One addition to Ned's comments on this...
Eric Thomas (the LISTSERV developer) is aware with what is going on with
this. He has followed this list, at least intermittently. Ned is
quite correct that he can, if he sees it as useful, modify LISTSERV
far quicker than we can specify things. It is also important to understand
that Eric is convinced (probably correctly) that LISTSERV is *the*
dominant automated list explosion and redistribution tool in the world,
measured in terms of total message traffic processed per day, and that
he is somewhat irritated with us for having put MIME together without more
explicit and obvious attention to the problems it would cause him. The
major problems there are not the header-stripping--he deployed a
solution to the header-stripping problem (and some other behavior that
was undesirable from an Internet standpoint)-- but issues about
specification of character sets (and other content-type information)
when MIME messages pass through gateways that may perform character
translation.
As we have discussed before on this list, these problems can be solved,
but picking the combination of a good solution and one that will work
well in a network environment in which there are hundreds of gateways
between the NJE/BSMTP and the TCP/SMTP environments -- gateways on
different platforms and with different degrees of maintenance -- is not
easy.
In any event, LISTSERV's defaults were chosen to work well in the BITNET
environment, where fairly weak UAs predominate (at least at the time the
choices were made), transport bandwidths were historically low, and the
accumulation of junk headers is really not appreciated by users and
sites. And it is very much constructed on the model of acting as an
agent for the list owner: the agent receives the message, sets up header
information for its convenience, and then sends the results back out.
IETFHDR is the alternative to this if one wants behavior that we see as
more normal on this side of the boundary.
If a receiver wants to receive MIME messages, then he/she
must set IETFHDR for him/herself, for the particular mailing list on
that server.
This is not quite true. As a LISTSERV list owner, if I expect MIME
traffic on my list, I can set IETFHDR for everyone receiving it. Some
of them will be very surprised, and will not consider MIME to be worth
the trouble, but that is another issue.
I think the appointment of a small, informal, and patient ad hoc
committee to have a serious discussion with Eric about what he needs
from "us"--what he might do and what we might do, even at this late
date-- would probably be productive. I think that changing MIME to
accomodate what we might think would be good for LISTSERV without asking
him would be guaranteed to raise the temperature of the discussions and
not guaranteed to actually solve the problem.

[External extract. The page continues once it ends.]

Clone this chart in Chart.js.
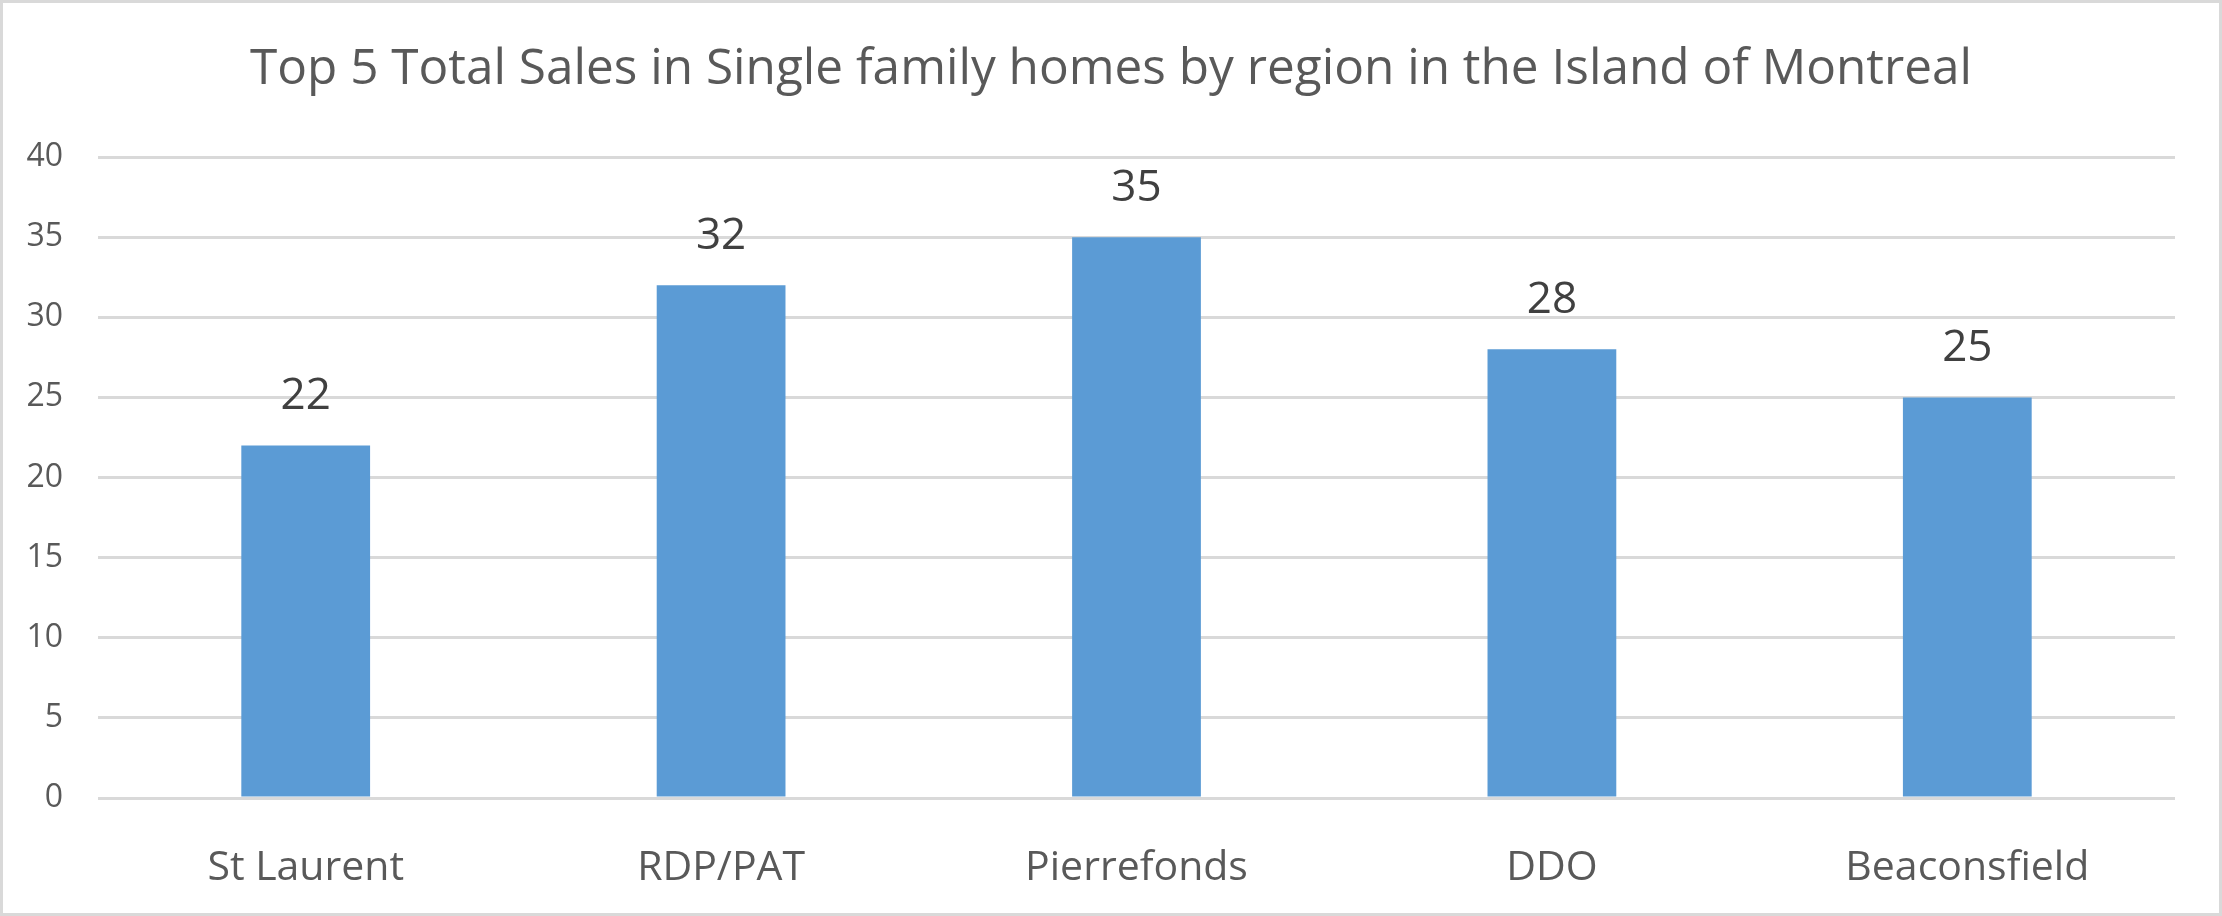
<!DOCTYPE html>
<html>
<head>
<meta charset="utf-8">
<script src="https://cdn.jsdelivr.net/npm/chart.js@4/dist/chart.umd.min.js"></script>
<style>
  html, body { margin: 0; padding: 0; background: #fff; }
  #wrap { width: 2222px; height: 916px; position: relative; }
</style>
</head>
<body>
<div id="wrap"><canvas id="chart"></canvas></div>
<script>
const regions = ["St Laurent", "RDP/PAT", "Pierrefonds", "DDO", "Beaconsfield"];
const totalSales = [22, 32, 35, 28, 25];
const yTicks = [0, 5, 10, 15, 20, 25, 30, 35, 40];
const chartTitle = "Top 5 Total Sales in Single family homes by region in the Island of Montreal";

const fontFamily = "'Open Sans', 'Noto Sans', sans-serif";

// white background, light frame, and the title centred on the whole canvas
const framePlugin = {
  id: "frame",
  beforeDraw(chart) {
    const ctx = chart.ctx;
    ctx.save();
    ctx.fillStyle = "#ffffff";
    ctx.fillRect(0, 0, chart.width, chart.height);
    ctx.strokeStyle = "#d9d9d9";
    ctx.lineWidth = 3;
    ctx.strokeRect(1.5, 1.5, chart.width - 3, chart.height - 3);
    ctx.font = "49.5px " + fontFamily;
    ctx.fillStyle = "#595959";
    ctx.textAlign = "center";
    ctx.textBaseline = "middle";
    ctx.fillText(chartTitle, chart.width / 2, 70);
    ctx.restore();
  }
};

// value labels above each bar
const valueLabels = {
  id: "valueLabels",
  afterDatasetsDraw(chart) {
    const ctx = chart.ctx;
    const meta = chart.getDatasetMeta(0);
    ctx.save();
    ctx.font = "44px " + fontFamily;
    ctx.fillStyle = "#404040";
    ctx.textAlign = "center";
    ctx.textBaseline = "middle";
    meta.data.forEach((bar, i) => {
      ctx.fillText(String(totalSales[i]), bar.x, bar.y - 49);
    });
    ctx.restore();
  }
};

new Chart(document.getElementById("chart"), {
  type: "bar",
  data: {
    labels: regions,
    datasets: [
      {
        label: "Total Sales",
        data: totalSales,
        backgroundColor: "#5b9bd5",
        borderWidth: 0,
        categoryPercentage: 1,
        barPercentage: 0.31
      }
    ]
  },
  options: {
    responsive: true,
    maintainAspectRatio: false,
    animation: false,
    layout: {
      padding: { left: 0, right: 47, top: 157, bottom: 0 }
    },
    plugins: {
      legend: { display: false },
      tooltip: { enabled: false },
      title: { display: false }
    },
    scales: {
      x: {
        grid: { display: false },
        border: { display: false },
        ticks: {
          color: "#595959",
          font: { family: fontFamily, size: 41 },
          padding: 38,
          maxRotation: 0
        },
        afterFit(scale) {
          scale.height = 118;
        }
      },
      y: {
        min: 0,
        max: 40,
        afterBuildTicks(scale) {
          scale.ticks = yTicks.map(v => ({ value: v }));
        },
        grid: {
          color: "#d9d9d9",
          lineWidth: 3,
          drawTicks: false
        },
        border: { display: false },
        ticks: {
          color: "#595959",
          font: { family: fontFamily, size: 32 },
          padding: 35
        },
        afterFit(scale) {
          scale.width = 98;
        }
      }
    }
  },
  plugins: [framePlugin, valueLabels]
});
</script>
</body>
</html>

To take one specific example, I suspect that it would not be terribly
difficult technically for Eric to provide a "SET MIME" capability that
would deliver somewhat less header information (and might involve fewer
other departures from the LISTSERV norm). But I'd be a little surprised
to see him doing it unless we can reach fairly clear agreement with him
about what is needed (i.e., what headers, specifically, need to be
retained and how they should be handled).